Under the Bonus Law, bank charters usually expired after a certain number of years unless the assembly voted to renew them. The Bonus Law extended the banks' charters until 1843 as long as they met one condition -- four percent of each bank's stock had to be turned over to the state. The state government hoped to use the income from this stock to buy further shares over time, thus increasing the state's role within the banking industry and providing additional income to the treasury. Ultimately, the goal was for the state to hold one-sixth of each bank's stock. Banks that agreed to accept the conditions of the Bonus Law were exempt from paying state taxes.
As a result of the Bonus Law, the state of Ohio owned shares in twenty-five of the twenty-eight state-chartered banks by January 1818. The state's partial ownership of these banks did not significantly improve the banking industry at this time, and Ohio's financial issues with the banking industry continued to plague the state in the next several years.
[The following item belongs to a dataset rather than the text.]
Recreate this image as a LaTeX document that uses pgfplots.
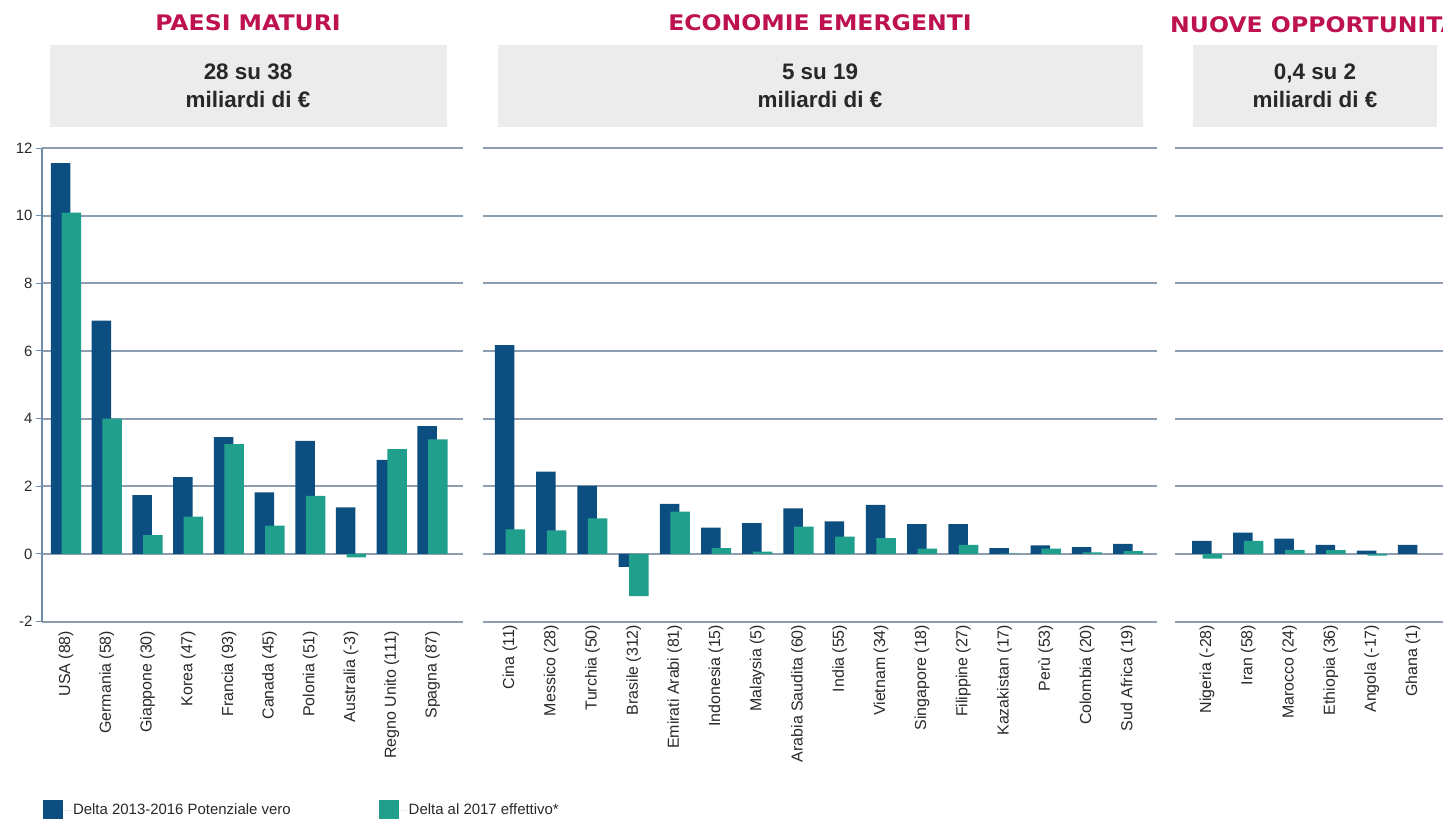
\documentclass[border=0pt]{standalone}
\usepackage{pgfplots}
\pgfplotsset{compat=1.18}
\usepackage{fontspec}
\setmainfont{Liberation Sans}
\newfontfamily\titlefont[FakeStretch=1.1]{DejaVu Sans}
\definecolor{darkb}{RGB}{12,78,128}
\definecolor{tealc}{RGB}{32,160,140}
\definecolor{gridc}{RGB}{140,158,176}
\definecolor{axc}{RGB}{110,140,170}
\definecolor{titc}{RGB}{190,18,80}
\definecolor{boxc}{RGB}{236,236,236}
\definecolor{labc}{RGB}{40,40,40}

\pgfplotsset{
 panel/.style={
   scale only axis, height=473.6bp,
   ymin=-2, ymax=12, ytick={-2,0,2,4,6,8,10,12},
   ymajorgrids, grid style={draw=gridc, line width=1.8bp},
   separate axis lines, axis lines*=left,
   x axis line style={draw=none}, xtick style={draw=none},
   xticklabel style={rotate=90, anchor=east, font=\fontsize{16}{18}\selectfont, text=labc, inner sep=3bp},
   /pgf/number format/assume math mode=true,
   yticklabel style={font=\fontsize{15}{17}\selectfont, text=labc},
   clip=false,
 },
 noy/.style={y axis line style={draw=none}, ytick style={draw=none}, yticklabels={}},
 db/.style={ybar, bar width=19.5bp, bar shift=-5.3bp, fill=darkb, draw=none},
 tb/.style={ybar, bar width=19.5bp, bar shift=5.3bp, fill=tealc, draw=none},
}

\begin{document}
\begin{tikzpicture}
\path[use as bounding box] (0,0) rectangle (1443bp,-819bp);

% panel headers
\node[font=\titlefont\fontsize{21.5}{24}\selectfont\bfseries, text=titc] at (248bp,-23bp) {PAESI MATURI};
\node[font=\titlefont\fontsize{21.5}{24}\selectfont\bfseries, text=titc] at (820bp,-23bp) {ECONOMIE EMERGENTI};
\node[font=\titlefont\fontsize{21.5}{24}\selectfont\bfseries, text=titc, anchor=west, inner sep=0pt] at (1170bp,-23bp) {NUOVE OPPORTUNITÀ};

\fill[boxc] (50bp,-45bp) rectangle (447bp,-127bp);
\fill[boxc] (498bp,-45bp) rectangle (1143bp,-127bp);
\fill[boxc] (1193bp,-45bp) rectangle (1437bp,-127bp);
\node[align=center, font=\fontsize{22.5}{28}\selectfont\bfseries, text=labc] at (248bp,-86bp) {28 su 38\\miliardi di €};
\node[align=center, font=\fontsize{22.5}{28}\selectfont\bfseries, text=labc] at (820bp,-86bp) {5 su 19\\miliardi di €};
\node[align=center, font=\fontsize{22.5}{28}\selectfont\bfseries, text=labc] at (1315bp,-86bp) {0,4 su 2\\miliardi di €};

% Panel 1
\begin{axis}[panel, at={(42bp,-621.6bp)}, anchor=south west, width=421bp,
  xmin=-0.59, xmax=9.75, xtick={0,...,9},
  xticklabels={USA (88),Germania (58),Giappone (30),Korea (47),Francia (93),Canada (45),Polonia (51),Australia (-3),Regno Unito (111),Spagna (87)},
  y axis line style={draw=axc, line width=1.2bp}, ytick style={draw=axc, line width=1bp},
  tick align=outside, major tick length=6bp,
  legend image code/.code={\fill[#1] (0bp,-10bp) rectangle (20bp,10bp); \path (0bp,0bp) -- (28bp,0bp);},
  legend style={at={(-0.005,-0.398)}, anchor=west, draw=none, fill=none, legend columns=2,
    font=\fontsize{15}{17}\selectfont, text=labc, /tikz/every even column/.append style={column sep=86bp}},
  legend cell align=left]
\addplot[db] coordinates {(0,11.55) (1,6.90) (2,1.74) (3,2.27) (4,3.45) (5,1.82) (6,3.34) (7,1.38) (8,2.78) (9,3.78)};
\addplot[tb] coordinates {(0,10.09) (1,4.00) (2,0.56) (3,1.10) (4,3.25) (5,0.84) (6,1.72) (7,-0.10) (8,3.10) (9,3.39)};
\addlegendimage{fill=darkb, draw=none}
\addlegendentry{Delta 2013-2016 Potenziale vero}
\addlegendimage{fill=tealc, draw=none}
\addlegendentry{Delta al 2017 effettivo*}
\end{axis}

% Panel 2
\begin{axis}[panel, noy, at={(483bp,-621.6bp)}, anchor=south west, width=674bp,
  xmin=-0.655, xmax=15.70, xtick={0,...,15},
  xticklabels={Cina (11),Messico (28),Turchia (50),Brasile (312),Emirati Arabi (81),Indonesia (15),Malaysia (5),Arabia Saudita (60),India (55),Vietnam (34),Singapore (18),Filippine (27),Kazakistan (17),Perù (53),Colombia (20),Sud Africa (19)}]
\addplot[db] coordinates {(0,6.17) (1,2.43) (2,2.01) (3,-0.38) (4,1.48) (5,0.78) (6,0.91) (7,1.35) (8,0.96) (9,1.45) (10,0.88) (11,0.88) (12,0.17) (13,0.25) (14,0.20) (15,0.30)};
\addplot[tb] coordinates {(0,0.73) (1,0.70) (2,1.05) (3,-1.25) (4,1.25) (5,0.17) (6,0.07) (7,0.81) (8,0.51) (9,0.47) (10,0.16) (11,0.27) (12,0.01) (13,0.16) (14,0.05) (15,0.08)};
\end{axis}

% Panel 3
\begin{axis}[panel, noy, at={(1175bp,-621.6bp)}, anchor=south west, width=275bp,
  xmin=-0.78, xmax=5.90, xtick={0,...,5},
  xticklabels={Nigeria (-28),Iran (58),Marocco (24),Ethiopia (36),Angola (-17),Ghana (1)}]
\addplot[db] coordinates {(0,0.39) (1,0.63) (2,0.45) (3,0.27) (4,0.10) (5,0.27)};
\addplot[tb] coordinates {(0,-0.14) (1,0.39) (2,0.12) (3,0.11) (4,-0.05) (5,0.00)};
\end{axis}
\end{tikzpicture}
\end{document}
One motivation for the Ohio legislature's decision to tax the National Bank of the United States in 1819 was the National Bank's lack of participation in the Bonus Law. Unlike the state banks, the National Bank did not pay a tax or contribute a portion of its stock to the state treasury. This issue became a convenient justification for Ohio's attempt to push the National Bank out of the state, as Ohioans resented the bank on a number of other levels as well, most notably the recall of loans, which helped lead to the Banking Crisis of 1819 and the Panic of 1819.